Early learning experiences, such as Head Start (HS), have been shown to improve poor children’s school readiness (Garces & Currie, 2002; U.S. Department of Health and Human Services, 2012), and evidence suggests that the most disadvantaged children show the largest benefits (Bitler, Hoynes, & Domina, 2013). It is possible that poor children living in areas of concentrated disadvantage disproportionately benefit from HS attendance, compared to poor children in more advantaged neighborhoods. However, whether early learning experiences have differential effects on children’s school readiness based on the neighborhood context remains unexplored.

This study examines the interactive effects of neighborhood poverty and HS attendance on children’s school readiness.
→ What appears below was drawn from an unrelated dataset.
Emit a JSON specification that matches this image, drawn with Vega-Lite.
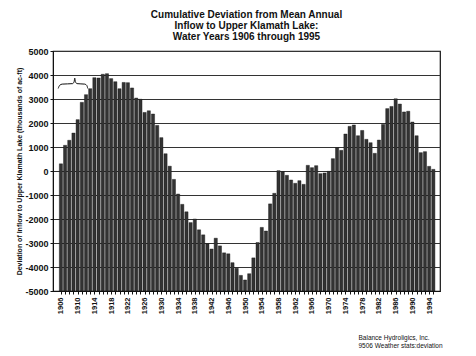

We link data from the Early Childhood Longitudinal Study-Birth Cohort (ECLS-B) to corresponding contextual data from the American Community Survey (ACS) using children’s residential zip codes and focus on a subsample of children who attended either HS or center care during their preschool year (N = 3,750). Children’s reading and math scores at Kindergarten serve as the dependent variable, and we control for a rich set of child, parental, and household characteristics.

We define neighborhood poverty as living in a zip code with a poverty rate of 20% or greater. Using this definition of concentrated poverty, about 26% of children in the ECLS-B who attended HS or center care during the preschool wave lived in high-poverty neighborhoods. Children living in households below the poverty level in high-poverty zip codes were more likely be ethnic or racial minority, less likely to live in a two-parent household, less likely to have college-educated parents, and averaged lower reading and math scores than their peers.

Preliminary OLS regression models (clustered by zip code) indicate that children in high-poverty neighborhoods average lower math scores than those in low-poverty neighborhoods, and children who attended Head Start average lower reading scores than their peers who attended center-based care. However, there were no significant interactions between Head Start attendance and neighborhood poverty. Future analyses will test different specifications of neighborhood poverty (e.g., 30% or more poor at the zip code level), and will employ multilevel modeling and propensity score matching to further limit omitted variable bias. Given the importance of school readiness in predicting later academic outcomes, understanding the differential impacts of Head Start by neighborhood poverty is important for identifying strategies for policy intervention.